高维探针：基于向量符号架构解码大语言模型的表征 (Hyperdimensional Probe: Decoding LLM Representations via Vector Symbolic Architectures)

Despite their capabilities, Large Language Models (LLMs) remain opaque with limited understanding of their internal representations. Current interpretability methods either focus on input-oriented feature extraction, such as supervised probes and Sparse Autoencoders (SAEs), or on output distribution inspection, such as logit-oriented approaches. A full understanding of LLM vector spaces, however, requires integrating both perspectives, something existing approaches struggle with due to constraints on latent feature definitions. We introduce the Hyperdimensional Probe, a hybrid supervised probe that combines symbolic representations with neural probing. Leveraging Vector Symbolic Architectures (VSAs) and hypervector algebra, it unifies prior methods: the top-down interpretability of supervised probes, SAE's sparsity-driven proxy space, and output-oriented logit investigation. This allows deeper input-focused feature extraction while supporting output-oriented investigation. Our experiments show that our method consistently extracts meaningful concepts across LLMs, embedding sizes, and setups, uncovering concept-driven patterns in analogy-oriented inference and QA-focused text generation. By supporting joint input-output analysis, this work advances semantic understanding of neural representations while unifying the complementary perspectives of prior methods.

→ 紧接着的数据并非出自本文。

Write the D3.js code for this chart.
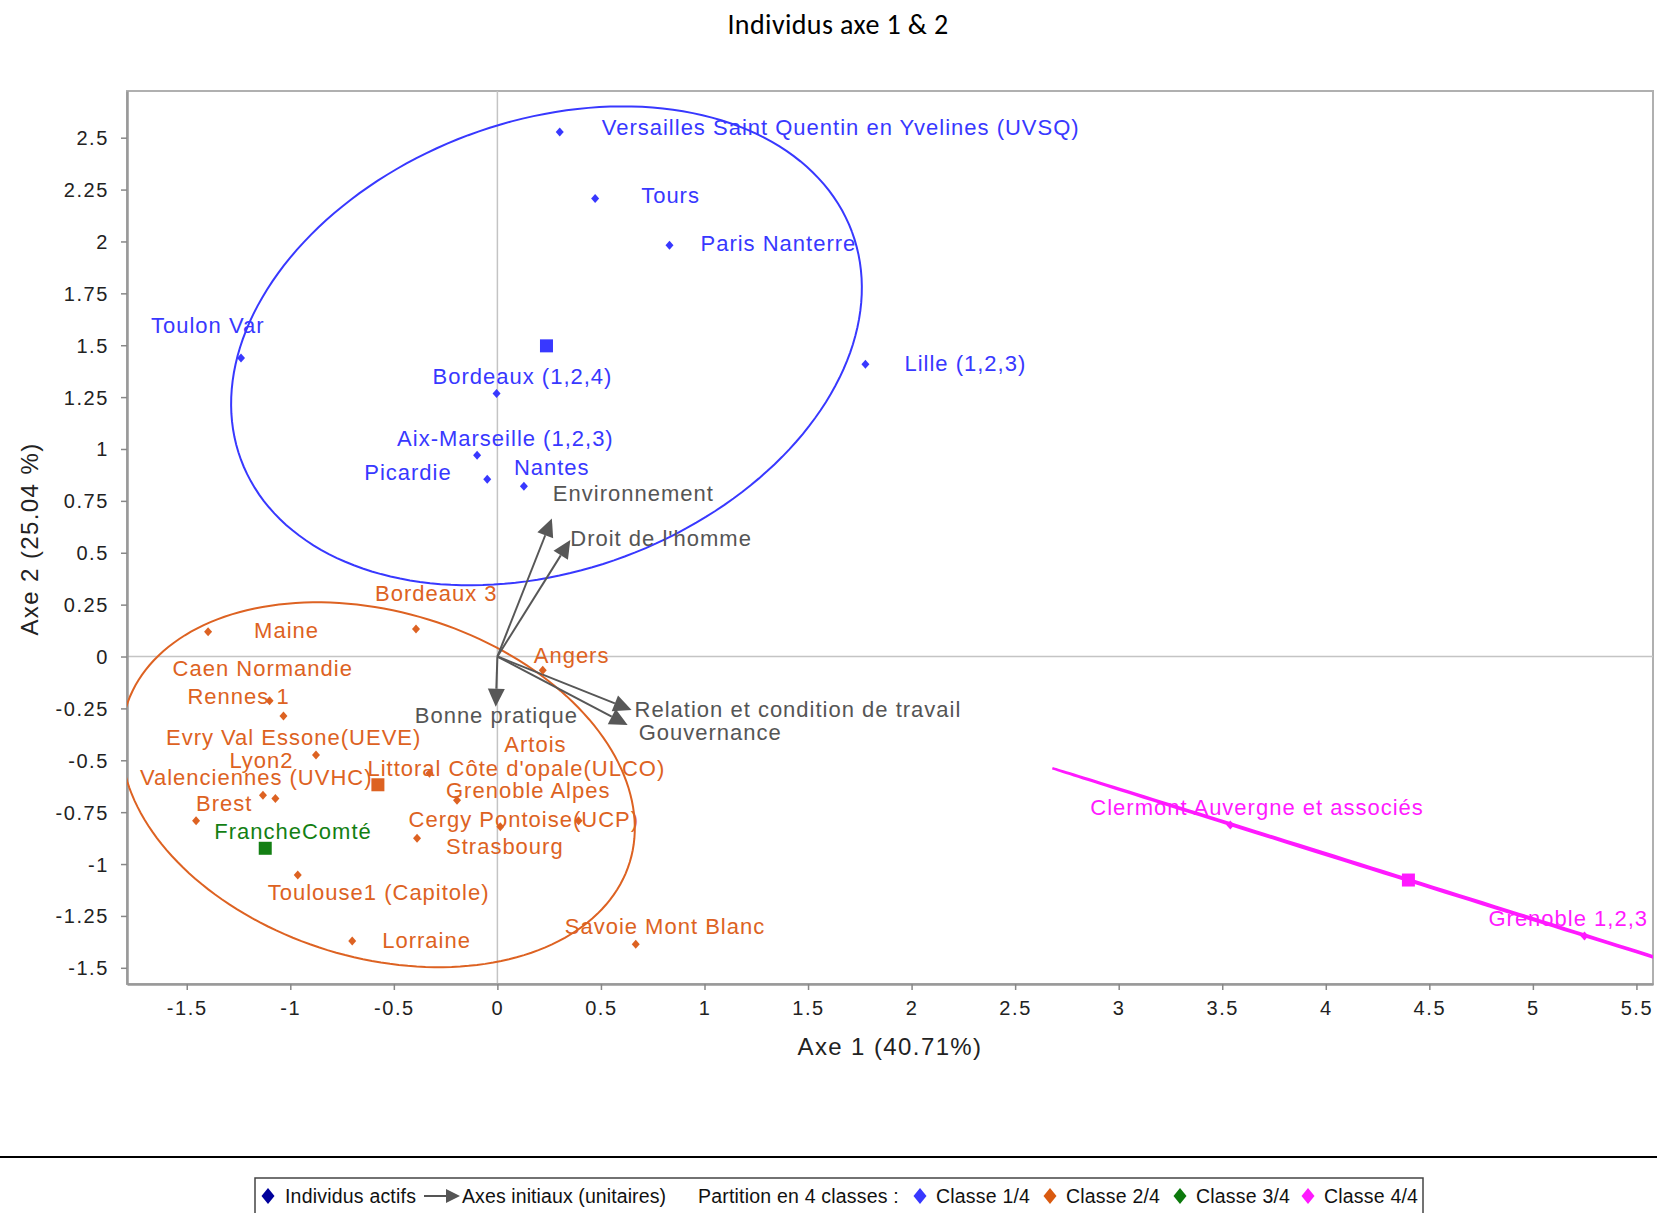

翻译：尽管大语言模型（LLMs）展现出强大能力，其内部表征仍不透明，理解有限。现有可解释性方法或侧重于输入导向的特征提取（如监督探针与稀疏自编码器），或聚焦于输出分布的检查（如基于对数几率的分析方法）。然而，全面理解LLM的向量空间需要整合这两种视角，而现有方法因潜在特征定义的约束难以实现。我们提出高维探针，一种结合符号表征与神经探测的混合监督探针。该方法利用向量符号架构与高维向量代数，统一了先前方法：监督探针的自顶向下可解释性、稀疏自编码器的稀疏驱动代理空间，以及输出导向的对数几率分析。这实现了更深层次的输入聚焦特征提取，同时支持输出导向的探究。实验表明，我们的方法在不同LLM、嵌入维度和设置下均能稳定提取有意义的概念，揭示了类比推理与问答导向文本生成中的概念驱动模式。通过支持输入-输出联合分析，本研究推进了对神经表征的语义理解，并统一了现有方法的互补视角。